Marthe est une jeune femme paralysée qui connaît des visions de la Vierge et de Jésus dès 1921. À partir de 1930, son expérience spirituelle est marquée par des stigmates et une alimentation faite exclusivement d’hosties. Marthe apporte beaucoup aux autres, notamment lors des visistes qui lui sont faites. Elle met en place en 1936, avec le prêtre lyonnais Georges Finet, le premier Foyer de Charité dans sa commune de Châteauneuf-de-Galaure. Son expérience vécue est rapportée dans La douloureuse passion du Sauveur et Le secret de Marthe Robin : paroles inédites.
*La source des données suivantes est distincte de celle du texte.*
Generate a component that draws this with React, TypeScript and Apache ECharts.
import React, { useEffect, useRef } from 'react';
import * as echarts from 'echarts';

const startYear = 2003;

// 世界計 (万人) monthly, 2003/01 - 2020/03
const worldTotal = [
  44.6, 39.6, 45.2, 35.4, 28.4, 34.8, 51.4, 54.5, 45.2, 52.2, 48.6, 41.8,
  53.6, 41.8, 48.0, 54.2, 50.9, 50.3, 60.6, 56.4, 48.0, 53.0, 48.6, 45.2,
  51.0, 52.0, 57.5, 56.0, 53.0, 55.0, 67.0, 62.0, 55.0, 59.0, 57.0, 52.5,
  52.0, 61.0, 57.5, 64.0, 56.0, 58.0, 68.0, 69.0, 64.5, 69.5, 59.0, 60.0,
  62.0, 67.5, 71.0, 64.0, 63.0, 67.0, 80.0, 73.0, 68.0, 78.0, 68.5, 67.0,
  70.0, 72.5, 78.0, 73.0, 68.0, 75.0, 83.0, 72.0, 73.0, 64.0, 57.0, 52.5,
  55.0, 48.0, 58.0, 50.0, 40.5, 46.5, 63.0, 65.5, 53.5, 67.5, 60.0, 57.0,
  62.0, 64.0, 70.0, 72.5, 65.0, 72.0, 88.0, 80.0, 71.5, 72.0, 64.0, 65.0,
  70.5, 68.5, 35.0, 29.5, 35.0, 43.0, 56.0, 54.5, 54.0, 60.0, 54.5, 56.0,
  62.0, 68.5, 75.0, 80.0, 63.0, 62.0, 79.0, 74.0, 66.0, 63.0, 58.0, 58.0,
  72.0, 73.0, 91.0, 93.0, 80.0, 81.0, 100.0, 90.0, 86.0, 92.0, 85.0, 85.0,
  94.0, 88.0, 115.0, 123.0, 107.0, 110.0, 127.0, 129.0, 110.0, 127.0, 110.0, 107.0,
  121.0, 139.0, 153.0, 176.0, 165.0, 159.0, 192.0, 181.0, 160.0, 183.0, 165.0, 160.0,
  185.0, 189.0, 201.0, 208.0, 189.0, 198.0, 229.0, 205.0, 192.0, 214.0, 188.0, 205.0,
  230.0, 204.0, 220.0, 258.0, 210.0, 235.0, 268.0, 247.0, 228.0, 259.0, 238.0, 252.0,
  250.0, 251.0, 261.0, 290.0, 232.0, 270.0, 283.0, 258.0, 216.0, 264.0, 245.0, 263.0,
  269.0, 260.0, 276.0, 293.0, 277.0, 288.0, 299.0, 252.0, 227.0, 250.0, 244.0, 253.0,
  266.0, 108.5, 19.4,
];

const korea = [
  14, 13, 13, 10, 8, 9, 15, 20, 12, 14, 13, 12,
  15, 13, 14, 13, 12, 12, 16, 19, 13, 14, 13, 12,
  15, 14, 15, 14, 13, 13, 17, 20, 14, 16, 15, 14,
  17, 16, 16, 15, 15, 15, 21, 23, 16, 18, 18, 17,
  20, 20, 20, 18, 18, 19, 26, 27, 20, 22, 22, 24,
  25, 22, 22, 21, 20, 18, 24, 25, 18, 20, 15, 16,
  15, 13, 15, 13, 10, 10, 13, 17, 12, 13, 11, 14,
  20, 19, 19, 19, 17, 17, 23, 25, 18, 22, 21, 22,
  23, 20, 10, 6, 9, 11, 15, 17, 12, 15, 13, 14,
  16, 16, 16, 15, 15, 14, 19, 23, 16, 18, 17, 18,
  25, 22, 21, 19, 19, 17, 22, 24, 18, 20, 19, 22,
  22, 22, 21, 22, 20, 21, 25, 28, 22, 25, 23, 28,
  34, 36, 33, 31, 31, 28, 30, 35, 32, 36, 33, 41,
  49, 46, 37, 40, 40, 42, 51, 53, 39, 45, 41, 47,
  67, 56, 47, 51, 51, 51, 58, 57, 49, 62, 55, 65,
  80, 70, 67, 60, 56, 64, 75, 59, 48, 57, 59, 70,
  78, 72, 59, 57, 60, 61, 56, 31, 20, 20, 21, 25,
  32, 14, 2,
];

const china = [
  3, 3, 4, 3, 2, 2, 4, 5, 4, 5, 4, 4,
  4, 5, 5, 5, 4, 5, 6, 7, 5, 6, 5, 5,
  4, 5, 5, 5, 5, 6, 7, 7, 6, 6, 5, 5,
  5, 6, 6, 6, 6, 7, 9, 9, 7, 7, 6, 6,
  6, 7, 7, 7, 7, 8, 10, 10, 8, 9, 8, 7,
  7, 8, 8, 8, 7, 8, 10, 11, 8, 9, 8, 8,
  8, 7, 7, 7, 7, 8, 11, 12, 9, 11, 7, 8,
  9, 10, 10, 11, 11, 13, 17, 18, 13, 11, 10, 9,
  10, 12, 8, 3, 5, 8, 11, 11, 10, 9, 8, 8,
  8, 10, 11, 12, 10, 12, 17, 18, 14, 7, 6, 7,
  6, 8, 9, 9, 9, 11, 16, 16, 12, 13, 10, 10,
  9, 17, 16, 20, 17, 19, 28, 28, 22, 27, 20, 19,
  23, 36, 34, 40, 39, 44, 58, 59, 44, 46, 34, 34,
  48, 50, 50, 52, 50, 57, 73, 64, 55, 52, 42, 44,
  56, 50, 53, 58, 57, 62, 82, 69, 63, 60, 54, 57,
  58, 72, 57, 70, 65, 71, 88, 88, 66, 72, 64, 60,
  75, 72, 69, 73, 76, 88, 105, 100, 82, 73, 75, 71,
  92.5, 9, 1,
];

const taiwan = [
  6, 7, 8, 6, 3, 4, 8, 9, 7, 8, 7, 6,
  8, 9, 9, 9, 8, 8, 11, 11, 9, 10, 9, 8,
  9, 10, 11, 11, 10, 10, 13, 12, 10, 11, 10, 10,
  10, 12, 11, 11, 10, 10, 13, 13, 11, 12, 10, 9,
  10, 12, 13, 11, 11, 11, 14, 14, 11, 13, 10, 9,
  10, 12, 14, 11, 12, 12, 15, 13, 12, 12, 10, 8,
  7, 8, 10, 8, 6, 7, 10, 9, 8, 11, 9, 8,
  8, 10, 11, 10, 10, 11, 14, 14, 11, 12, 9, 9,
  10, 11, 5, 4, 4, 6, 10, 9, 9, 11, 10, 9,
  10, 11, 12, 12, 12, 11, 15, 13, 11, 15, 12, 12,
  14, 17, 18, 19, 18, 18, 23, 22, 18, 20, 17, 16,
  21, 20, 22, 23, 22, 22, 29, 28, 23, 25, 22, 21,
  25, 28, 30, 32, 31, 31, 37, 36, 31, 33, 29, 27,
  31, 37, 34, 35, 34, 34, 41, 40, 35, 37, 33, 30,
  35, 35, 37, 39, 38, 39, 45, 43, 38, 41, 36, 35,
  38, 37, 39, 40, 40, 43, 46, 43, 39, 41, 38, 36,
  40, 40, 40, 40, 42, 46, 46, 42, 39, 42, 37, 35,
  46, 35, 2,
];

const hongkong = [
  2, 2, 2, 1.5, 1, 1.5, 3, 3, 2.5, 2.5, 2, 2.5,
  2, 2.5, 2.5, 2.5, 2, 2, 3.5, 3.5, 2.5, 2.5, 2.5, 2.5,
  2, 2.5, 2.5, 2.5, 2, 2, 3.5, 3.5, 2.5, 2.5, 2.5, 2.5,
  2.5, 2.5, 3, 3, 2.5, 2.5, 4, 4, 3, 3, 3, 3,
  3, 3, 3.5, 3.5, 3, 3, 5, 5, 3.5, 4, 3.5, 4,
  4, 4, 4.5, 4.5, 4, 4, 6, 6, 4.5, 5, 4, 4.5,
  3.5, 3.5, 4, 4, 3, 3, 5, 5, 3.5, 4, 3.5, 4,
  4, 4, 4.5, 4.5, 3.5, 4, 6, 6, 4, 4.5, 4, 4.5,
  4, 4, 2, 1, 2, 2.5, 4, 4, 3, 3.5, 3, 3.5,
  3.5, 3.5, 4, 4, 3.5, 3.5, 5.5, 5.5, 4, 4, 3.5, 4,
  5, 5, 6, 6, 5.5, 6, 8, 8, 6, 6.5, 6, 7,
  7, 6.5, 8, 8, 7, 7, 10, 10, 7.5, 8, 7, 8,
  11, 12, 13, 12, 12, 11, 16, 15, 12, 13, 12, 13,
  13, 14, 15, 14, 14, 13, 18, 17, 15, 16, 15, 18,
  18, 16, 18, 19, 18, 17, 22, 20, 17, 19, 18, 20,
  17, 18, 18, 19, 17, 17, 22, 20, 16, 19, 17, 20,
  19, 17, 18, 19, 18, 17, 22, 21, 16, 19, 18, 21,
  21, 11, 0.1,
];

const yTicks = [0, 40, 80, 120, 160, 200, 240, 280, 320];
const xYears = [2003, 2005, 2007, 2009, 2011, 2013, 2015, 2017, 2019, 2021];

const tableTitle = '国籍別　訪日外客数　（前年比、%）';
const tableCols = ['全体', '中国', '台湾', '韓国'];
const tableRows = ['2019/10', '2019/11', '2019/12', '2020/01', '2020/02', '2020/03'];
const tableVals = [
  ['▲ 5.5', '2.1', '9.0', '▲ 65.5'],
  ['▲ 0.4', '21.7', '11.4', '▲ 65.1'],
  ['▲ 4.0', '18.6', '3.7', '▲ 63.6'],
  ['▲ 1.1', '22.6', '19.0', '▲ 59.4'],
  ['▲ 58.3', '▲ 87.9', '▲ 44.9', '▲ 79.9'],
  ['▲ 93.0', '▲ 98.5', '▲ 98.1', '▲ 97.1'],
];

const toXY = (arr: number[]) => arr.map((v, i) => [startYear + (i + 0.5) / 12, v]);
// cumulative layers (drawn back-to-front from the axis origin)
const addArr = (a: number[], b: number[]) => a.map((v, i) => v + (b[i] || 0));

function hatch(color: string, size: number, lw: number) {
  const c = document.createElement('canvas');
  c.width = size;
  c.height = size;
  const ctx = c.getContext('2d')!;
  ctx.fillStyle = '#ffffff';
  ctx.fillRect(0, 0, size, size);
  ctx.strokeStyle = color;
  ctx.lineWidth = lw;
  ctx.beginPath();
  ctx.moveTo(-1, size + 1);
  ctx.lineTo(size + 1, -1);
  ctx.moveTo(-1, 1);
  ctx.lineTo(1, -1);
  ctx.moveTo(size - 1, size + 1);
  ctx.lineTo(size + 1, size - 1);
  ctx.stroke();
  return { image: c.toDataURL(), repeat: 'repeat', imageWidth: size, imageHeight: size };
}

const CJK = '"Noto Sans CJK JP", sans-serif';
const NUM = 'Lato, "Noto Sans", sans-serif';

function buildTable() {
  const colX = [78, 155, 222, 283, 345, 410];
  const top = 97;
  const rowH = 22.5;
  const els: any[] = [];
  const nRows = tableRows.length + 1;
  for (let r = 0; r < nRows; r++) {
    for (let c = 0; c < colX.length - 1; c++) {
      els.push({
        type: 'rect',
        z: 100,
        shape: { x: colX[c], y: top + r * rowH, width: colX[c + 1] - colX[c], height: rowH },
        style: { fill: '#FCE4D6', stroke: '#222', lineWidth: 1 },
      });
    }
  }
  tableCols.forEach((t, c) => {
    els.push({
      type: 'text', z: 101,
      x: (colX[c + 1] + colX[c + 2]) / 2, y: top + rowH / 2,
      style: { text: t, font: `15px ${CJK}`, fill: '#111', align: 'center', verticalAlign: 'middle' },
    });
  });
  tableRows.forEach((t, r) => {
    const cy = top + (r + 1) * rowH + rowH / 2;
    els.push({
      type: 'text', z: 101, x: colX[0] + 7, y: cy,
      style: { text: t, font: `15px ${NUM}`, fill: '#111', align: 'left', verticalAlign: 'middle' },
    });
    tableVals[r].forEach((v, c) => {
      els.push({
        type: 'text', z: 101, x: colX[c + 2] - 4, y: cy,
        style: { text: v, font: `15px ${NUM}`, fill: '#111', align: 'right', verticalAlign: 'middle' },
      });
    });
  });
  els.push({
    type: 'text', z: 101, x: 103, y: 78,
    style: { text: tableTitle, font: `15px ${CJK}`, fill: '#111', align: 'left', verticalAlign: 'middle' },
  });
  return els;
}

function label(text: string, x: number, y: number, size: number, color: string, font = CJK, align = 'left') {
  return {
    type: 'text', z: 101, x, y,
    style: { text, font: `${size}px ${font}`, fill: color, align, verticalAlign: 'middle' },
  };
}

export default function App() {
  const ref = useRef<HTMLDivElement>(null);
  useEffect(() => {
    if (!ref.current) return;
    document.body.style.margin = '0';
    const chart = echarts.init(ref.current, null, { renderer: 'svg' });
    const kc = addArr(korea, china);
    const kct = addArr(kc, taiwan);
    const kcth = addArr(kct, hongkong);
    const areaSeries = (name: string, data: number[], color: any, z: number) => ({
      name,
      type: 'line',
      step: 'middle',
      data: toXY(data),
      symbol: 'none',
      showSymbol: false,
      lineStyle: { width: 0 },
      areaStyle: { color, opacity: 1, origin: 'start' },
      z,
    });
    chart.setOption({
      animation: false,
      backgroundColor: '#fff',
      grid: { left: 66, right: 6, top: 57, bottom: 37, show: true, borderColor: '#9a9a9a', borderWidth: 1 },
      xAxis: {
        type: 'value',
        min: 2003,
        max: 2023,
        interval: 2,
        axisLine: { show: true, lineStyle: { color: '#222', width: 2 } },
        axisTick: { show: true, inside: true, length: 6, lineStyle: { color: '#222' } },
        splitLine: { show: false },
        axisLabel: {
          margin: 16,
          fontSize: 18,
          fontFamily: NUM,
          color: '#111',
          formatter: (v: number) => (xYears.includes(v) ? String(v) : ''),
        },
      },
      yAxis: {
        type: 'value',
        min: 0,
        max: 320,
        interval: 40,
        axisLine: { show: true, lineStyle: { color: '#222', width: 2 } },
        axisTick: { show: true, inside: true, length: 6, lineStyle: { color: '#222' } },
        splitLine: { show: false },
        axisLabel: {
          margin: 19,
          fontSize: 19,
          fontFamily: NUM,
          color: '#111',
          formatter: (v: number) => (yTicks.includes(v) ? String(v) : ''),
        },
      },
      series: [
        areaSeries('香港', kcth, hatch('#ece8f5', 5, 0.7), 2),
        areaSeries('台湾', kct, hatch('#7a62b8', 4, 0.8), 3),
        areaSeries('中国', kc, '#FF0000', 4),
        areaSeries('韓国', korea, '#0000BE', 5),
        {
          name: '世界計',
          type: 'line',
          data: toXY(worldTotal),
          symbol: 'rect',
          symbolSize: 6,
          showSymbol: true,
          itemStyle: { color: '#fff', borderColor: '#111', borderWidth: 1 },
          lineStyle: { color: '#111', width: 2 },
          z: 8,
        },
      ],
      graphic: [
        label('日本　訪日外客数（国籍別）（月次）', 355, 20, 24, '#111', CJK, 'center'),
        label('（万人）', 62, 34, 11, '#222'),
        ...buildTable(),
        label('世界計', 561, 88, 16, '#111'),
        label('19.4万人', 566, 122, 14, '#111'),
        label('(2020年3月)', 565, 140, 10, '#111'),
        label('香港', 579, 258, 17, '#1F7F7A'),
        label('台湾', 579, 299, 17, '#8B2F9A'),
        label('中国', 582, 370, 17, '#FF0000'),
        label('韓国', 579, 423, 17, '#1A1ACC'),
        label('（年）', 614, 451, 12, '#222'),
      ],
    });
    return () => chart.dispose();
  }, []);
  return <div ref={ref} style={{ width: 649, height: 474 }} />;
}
Marija Pavlovic est une jeune fille quand, en 1981, elle aperçoit pour la première fois la Vierge Marie à Medjugorje, en Bosnie-Herzégovine, sur la colline Crnica. La Vierge lui révèle neuf « secrets » et des messages qu’elle doit rendre publics. Depuis, Marija, voit la Vierge tous les jours. Cette apparition à Medjugorje n’est pas reconnue par l’Église catholique mais suscite de nombreux pèlerinages.
Lucie VEYRETOUT
■ BERNET A., Bernadette Soubirous : la guerrière désarmée, Paris, Perrin, 1994 ; DEMEULENAERE B., Sainte Brigitte de Suède, mystique et femme de tête, Monaco, Éditions du Rocher, 1996 ; MILLOT C, La Vie parfaite, Paris, Gallimard, 2006 ; MOTTET G., Marthe Robin, la stigmatisée de la Drôme, étude d’une mystique du XXe siècle, Toulouse, Érès, 1989 ; VUARNET J. N., Le Dieu des femmes, Paris, L’Herne, 1989.